On the series Star Trek, they have combadges to communicate with other people on the ship instantly. However, what got me all confused is that on the show the computer sends the message through before the individual designates whom the message should be sent to. For example, if Picard said, “Captain to Engineering” his voice would seem to appear in engineering before he says “Engineering.” Is the message delayed without showing the audience? Is there some secret code to where the computer knows by what button they hit? I know I spent way too much time thinking about this. Any answer would be appreciated.

Sign, A person who has way too much time, :smiley:
Aaron:confused:

I have been pondering this myself for quite some time.
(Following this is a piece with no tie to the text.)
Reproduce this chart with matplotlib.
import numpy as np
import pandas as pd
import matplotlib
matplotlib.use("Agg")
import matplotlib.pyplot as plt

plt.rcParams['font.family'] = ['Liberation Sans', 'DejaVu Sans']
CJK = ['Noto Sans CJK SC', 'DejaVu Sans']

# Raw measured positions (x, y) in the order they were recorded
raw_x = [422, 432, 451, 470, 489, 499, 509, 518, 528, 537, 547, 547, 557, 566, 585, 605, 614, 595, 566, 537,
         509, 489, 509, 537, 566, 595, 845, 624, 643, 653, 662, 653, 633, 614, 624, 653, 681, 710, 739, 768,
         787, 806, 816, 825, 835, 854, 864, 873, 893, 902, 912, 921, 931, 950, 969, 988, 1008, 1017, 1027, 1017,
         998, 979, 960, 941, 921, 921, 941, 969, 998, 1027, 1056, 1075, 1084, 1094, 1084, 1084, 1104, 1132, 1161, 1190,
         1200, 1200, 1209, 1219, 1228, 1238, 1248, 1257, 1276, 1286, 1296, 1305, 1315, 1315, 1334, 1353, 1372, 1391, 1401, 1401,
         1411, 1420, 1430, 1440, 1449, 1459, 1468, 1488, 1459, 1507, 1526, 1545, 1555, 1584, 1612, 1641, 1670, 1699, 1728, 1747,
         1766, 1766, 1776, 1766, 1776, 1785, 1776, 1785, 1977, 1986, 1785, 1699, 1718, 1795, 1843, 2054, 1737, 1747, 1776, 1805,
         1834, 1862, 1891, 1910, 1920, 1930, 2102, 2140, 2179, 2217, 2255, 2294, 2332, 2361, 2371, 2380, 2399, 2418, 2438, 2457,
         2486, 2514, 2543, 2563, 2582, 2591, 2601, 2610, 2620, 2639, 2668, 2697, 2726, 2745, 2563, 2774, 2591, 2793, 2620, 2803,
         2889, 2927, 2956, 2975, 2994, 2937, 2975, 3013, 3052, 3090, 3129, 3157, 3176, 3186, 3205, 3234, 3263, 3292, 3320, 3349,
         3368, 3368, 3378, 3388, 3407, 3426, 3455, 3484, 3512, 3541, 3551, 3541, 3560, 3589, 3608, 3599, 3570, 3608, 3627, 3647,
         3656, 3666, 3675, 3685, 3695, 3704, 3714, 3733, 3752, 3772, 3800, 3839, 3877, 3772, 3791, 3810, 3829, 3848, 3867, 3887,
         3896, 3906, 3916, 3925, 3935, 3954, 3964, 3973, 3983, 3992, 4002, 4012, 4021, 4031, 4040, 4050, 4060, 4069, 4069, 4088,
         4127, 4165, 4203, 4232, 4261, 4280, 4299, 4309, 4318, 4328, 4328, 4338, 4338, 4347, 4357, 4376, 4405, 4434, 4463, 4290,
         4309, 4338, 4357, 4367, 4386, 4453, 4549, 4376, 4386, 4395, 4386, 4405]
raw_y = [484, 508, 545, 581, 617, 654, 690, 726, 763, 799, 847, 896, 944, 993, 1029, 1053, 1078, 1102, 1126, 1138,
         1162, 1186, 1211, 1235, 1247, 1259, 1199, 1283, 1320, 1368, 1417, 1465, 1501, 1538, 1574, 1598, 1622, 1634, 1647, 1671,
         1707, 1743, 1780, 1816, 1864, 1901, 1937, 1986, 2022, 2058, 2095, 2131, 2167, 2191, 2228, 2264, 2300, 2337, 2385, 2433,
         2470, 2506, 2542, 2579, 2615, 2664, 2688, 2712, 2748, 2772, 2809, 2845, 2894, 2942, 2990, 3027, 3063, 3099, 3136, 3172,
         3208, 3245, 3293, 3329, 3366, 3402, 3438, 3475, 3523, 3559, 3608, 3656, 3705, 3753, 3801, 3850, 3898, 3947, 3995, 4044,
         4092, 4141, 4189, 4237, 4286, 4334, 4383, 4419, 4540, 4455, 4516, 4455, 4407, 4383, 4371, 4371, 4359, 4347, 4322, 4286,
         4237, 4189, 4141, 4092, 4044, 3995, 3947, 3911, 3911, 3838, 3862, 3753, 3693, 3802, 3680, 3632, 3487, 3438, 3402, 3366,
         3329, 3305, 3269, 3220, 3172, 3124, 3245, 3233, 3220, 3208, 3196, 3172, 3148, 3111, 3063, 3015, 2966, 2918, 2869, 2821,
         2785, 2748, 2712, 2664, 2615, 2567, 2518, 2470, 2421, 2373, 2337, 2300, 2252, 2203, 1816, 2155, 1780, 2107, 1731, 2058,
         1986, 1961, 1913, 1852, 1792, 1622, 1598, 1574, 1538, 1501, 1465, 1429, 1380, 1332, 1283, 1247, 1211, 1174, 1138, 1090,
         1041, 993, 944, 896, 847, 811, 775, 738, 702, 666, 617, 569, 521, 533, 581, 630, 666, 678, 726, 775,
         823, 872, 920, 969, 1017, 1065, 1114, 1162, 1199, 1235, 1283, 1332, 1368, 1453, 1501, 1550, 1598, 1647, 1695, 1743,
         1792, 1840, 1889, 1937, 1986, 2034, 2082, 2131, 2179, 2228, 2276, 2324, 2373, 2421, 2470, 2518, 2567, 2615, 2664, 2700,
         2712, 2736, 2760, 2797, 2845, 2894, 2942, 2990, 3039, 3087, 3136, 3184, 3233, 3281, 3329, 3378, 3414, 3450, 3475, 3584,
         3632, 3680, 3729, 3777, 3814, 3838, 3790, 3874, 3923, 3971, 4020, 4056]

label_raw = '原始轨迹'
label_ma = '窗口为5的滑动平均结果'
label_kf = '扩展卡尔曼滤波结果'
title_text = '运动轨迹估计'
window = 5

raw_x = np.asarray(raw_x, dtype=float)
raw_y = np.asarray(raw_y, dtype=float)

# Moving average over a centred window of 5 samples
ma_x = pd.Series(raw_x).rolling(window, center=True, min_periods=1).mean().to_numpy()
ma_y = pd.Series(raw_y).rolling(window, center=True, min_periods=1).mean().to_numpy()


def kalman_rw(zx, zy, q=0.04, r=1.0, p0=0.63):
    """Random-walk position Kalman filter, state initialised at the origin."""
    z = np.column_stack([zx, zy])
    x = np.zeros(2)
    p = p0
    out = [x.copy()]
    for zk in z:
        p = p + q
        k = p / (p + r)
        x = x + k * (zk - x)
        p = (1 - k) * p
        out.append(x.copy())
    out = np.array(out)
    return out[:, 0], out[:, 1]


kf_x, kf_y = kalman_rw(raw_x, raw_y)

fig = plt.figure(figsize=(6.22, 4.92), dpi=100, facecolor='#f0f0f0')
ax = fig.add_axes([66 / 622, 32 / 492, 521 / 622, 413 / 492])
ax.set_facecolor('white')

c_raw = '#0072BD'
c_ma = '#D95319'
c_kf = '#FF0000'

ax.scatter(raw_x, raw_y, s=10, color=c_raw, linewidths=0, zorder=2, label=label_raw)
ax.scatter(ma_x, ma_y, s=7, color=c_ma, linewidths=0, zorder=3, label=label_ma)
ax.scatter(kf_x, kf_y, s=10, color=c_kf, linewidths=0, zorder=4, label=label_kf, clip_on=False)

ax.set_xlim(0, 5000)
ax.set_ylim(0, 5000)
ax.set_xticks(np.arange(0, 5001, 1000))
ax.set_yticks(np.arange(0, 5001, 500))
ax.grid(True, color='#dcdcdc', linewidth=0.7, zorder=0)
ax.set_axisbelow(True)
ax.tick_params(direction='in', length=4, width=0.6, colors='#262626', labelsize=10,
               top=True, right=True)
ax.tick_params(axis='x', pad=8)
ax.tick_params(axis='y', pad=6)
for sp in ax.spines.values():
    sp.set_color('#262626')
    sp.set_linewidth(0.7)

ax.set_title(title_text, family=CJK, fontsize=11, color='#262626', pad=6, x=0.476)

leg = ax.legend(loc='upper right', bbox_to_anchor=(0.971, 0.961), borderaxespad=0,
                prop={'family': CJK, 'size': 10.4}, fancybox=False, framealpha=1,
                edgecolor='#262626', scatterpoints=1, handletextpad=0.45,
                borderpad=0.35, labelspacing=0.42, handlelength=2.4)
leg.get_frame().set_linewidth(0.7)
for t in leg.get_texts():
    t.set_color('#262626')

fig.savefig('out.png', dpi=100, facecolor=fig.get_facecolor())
I see a few possibilities:

  1. Whenever you hit your combadge, your voice is broadcase to the whole ship. Of course, for reasons of Television, we only see the area in the ship where the other character is, so he can respond. I don’t think this is likely though, since then we would constantly be hearing other crew members calling other people all over the ship.
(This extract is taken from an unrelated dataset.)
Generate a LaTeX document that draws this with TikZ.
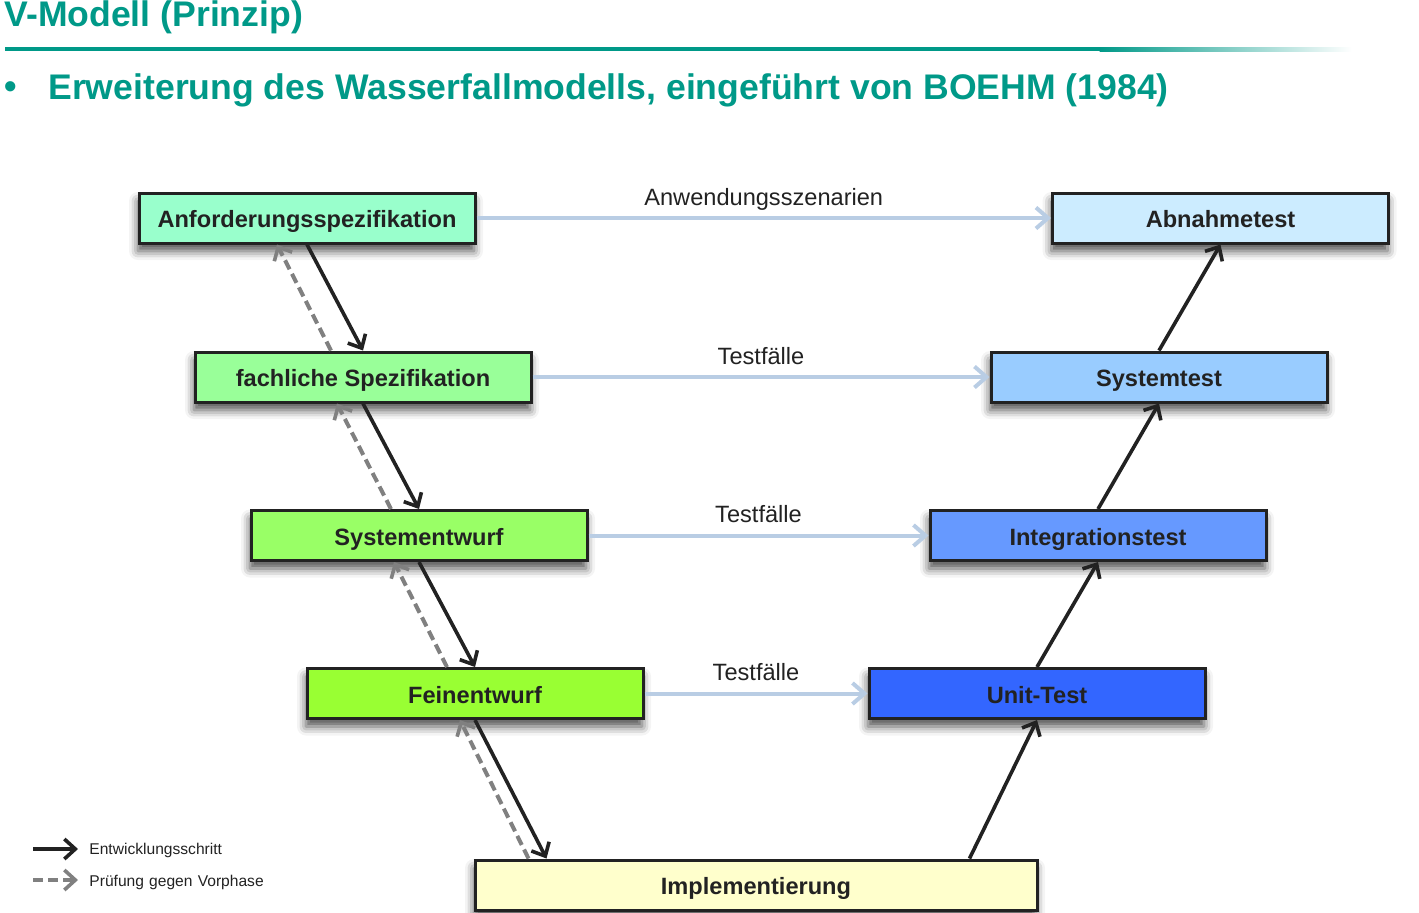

  2. The computer waits for the name of the person (or persons,) locates them, and sends the message to that area, with a slight delay. Only problem there is that there are several scenes where we don’t cut directly to the person answering, and the answer always comes immediately.

  3. It’s magic.

  1. It’s Hollywood, and they didn’t think of the details of how it works and came up with a special effects system that doesn’t work anything like a real system would.

Yes, I’m a party-pooper :smiley:

IMO, this is the best answer. In “real life” there would be a delay, but they don’t show it because it’s television and they want to keep the pacing. Since the characters are used to it, they think of it as if it’s happening in real-time.
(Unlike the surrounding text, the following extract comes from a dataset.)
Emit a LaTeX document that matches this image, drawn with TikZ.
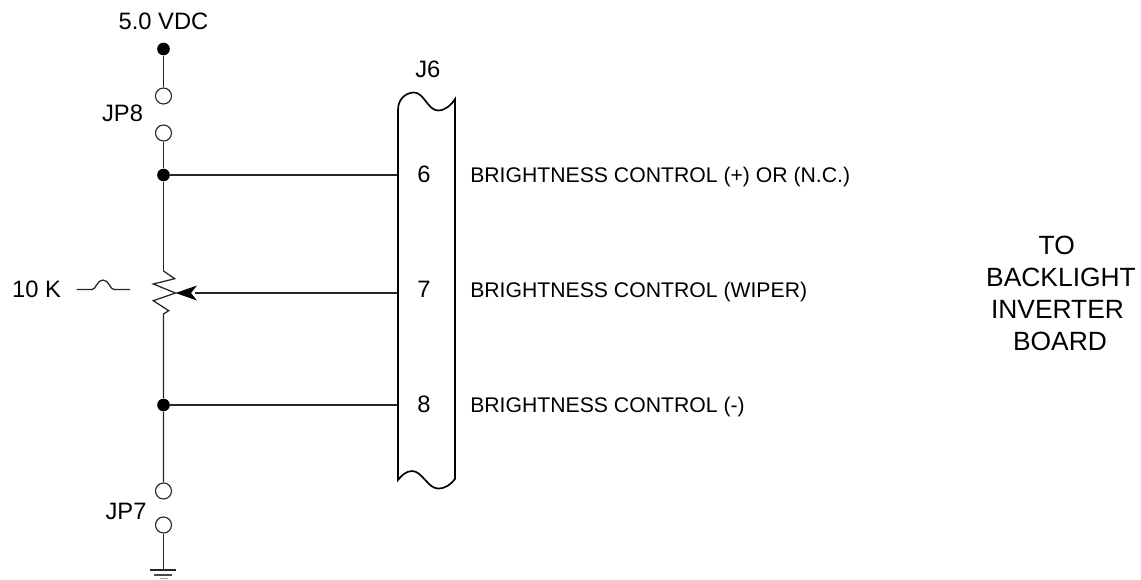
\documentclass[tikz,border=0pt]{standalone}
\usepackage{fontspec}
\setmainfont{Liberation Sans}
\usetikzlibrary{arrows.meta}
\tikzset{
  wire/.style={draw=black!85,line width=0.95pt,line join=miter},
  boxline/.style={draw=black,line width=1.25pt,line join=miter},
  dot/.style={circle,fill=black,inner sep=0pt,minimum size=9.5pt},
  opencirc/.style={circle,draw=black!85,fill=white,line width=0.85pt,inner sep=0pt,minimum size=12pt},
  lab/.style={font=\fontsize{17.8pt}{20pt}\selectfont,inner sep=0pt},
  biglab/.style={font=\fontsize{19.8pt}{22pt}\selectfont,inner sep=0pt},
  sig/.style={font=\fontsize{15.9pt}{18pt}\selectfont,anchor=west,inner sep=0pt},
  pin/.style={font=\fontsize{17.8pt}{20pt}\selectfont,inner sep=0pt}
}
\begin{document}
\begin{tikzpicture}[x=0.75pt,y=-0.75pt]
\useasboundingbox (0,0) rectangle (1141,579);
\node[dot] (top) at (163.5,49) {};
\node[opencirc] (a8) at (163.5,96) {};
\node[opencirc] (b8) at (163.5,133) {};
\node[dot] (d6) at (163.5,175) {};
\node[dot] (d8) at (163.5,405) {};
\node[opencirc] (a7) at (163.5,491) {};
\node[opencirc] (b7) at (163.5,525) {};
\coordinate (potT) at (163.5,271);
\coordinate (potB) at (163.5,314);
\coordinate (wip) at (175.5,293);
\coordinate (gnd) at (163.5,570);
\coordinate (c6) at (398,175);
\coordinate (c7) at (398,293);
\coordinate (c8) at (398,405);
\draw[wire] (top) -- (a8);
\draw[wire] (b8) -- (d6) -- (potT);
\draw[wire] (potT) -- (174.7,278.7) -- (153.3,284) -- (wip) -- (153.3,300.7) -- (168.7,310.7) -- (potB) -- (d8) -- (a7);
\draw[wire] (b7) -- (gnd);
\draw[wire] (d6) -- (c6);
\draw[wire] (d8) -- (c8);
\draw[wire] (c7) -- (195,293);
\fill[black] (wip) -- (197,285.5) -- (191,293) -- (197,300.5) -- cycle;
\draw[draw=black!85,line width=1pt] (150,570) -- (176,570);
\draw[draw=black!70,line width=0.9pt] (154,575) -- (172,575);
\draw[draw=black!35,line width=0.9pt] (159.5,578.6) -- (167.5,578.6);
\draw[wire] (76.5,289.5) -- (92,289.5) .. controls (96,289.5) and (97,280) .. (103,280) .. controls (109,280) and (110,289.5) .. (114,289.5) -- (130,289.5);
\draw[boxline] (398,110) .. controls (398,97) and (408,92.5) .. (414,92.5) .. controls (424,92.5) and (428,110.5) .. (438,110.5) .. controls (446,110.5) and (452,104) .. (455,99) -- (455,479)
  .. controls (451,484) and (446,488.5) .. (438,488.5) .. controls (428,488.5) and (422,471) .. (412,471) .. controls (406,471) and (401,476) .. (398,480) -- cycle;
\node[lab] (v5) at (163.5,21) {5.0 VDC};
\node[lab] (jp8) at (122.5,113) {JP8};
\node[lab] (jp7) at (126,511.5) {JP7};
\node[lab] (tenk) at (36.5,289) {10 K};
\node[lab] (j6) at (427.8,69.5) {J6};
\node[pin] (p6) at (424,174) {6};
\node[pin] (p7) at (424,289) {7};
\node[pin] (p8) at (424,404) {8};
\node[sig] (s6) at (470,177.5) {BRIGHTNESS CONTROL (+) OR (N.C.)};
\node[sig] (s7) at (470,292) {BRIGHTNESS CONTROL (WIPER)};
\node[sig] (s8) at (470,407) {BRIGHTNESS CONTROL (-)};
\node[biglab] (t1) at (1056.7,245) {TO};
\node[biglab] (t2) at (1061,277) {BACKLIGHT};
\node[biglab] (t3) at (1057.5,309) {INVERTER};
\node[biglab] (t4) at (1060,341.7) {BOARD};
\end{tikzpicture}
\end{document}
A similar and probably better example is in the trial scene in Star Trek VI. They don’t use universal translators between Klingon and English, but instead have living translators like at the UN. However, this is only shown for a couple of sentences, and thereafter, all the Klingons are speaking English. (Kirk and McCoy still hold the translation speakers up to their ear, though.)

I think you’re just supposed to understand that what you’re seeing on the screen is just effectively the same as what’s “really” going on. It’s funny, though, in a translation scene like this, when one character interrupts the other. How do they do that if they’re not actually talking at the same time? :slight_smile:

Don’t forget about quantum time bubbles!

everytime a comm badge is activated, a tiny time bubble is created, giving the computer and the UT enough processing time to route the transmission to the proper person/ship/godlike lifeform. It just seems like real time to us.
Welcome to The Dope™, arrh. Come visit our Trek threads in Cafe Society.

Maybe the signal goes through a local subspace field, allowing faster-than-light communication such that the message gets there before it is even sent.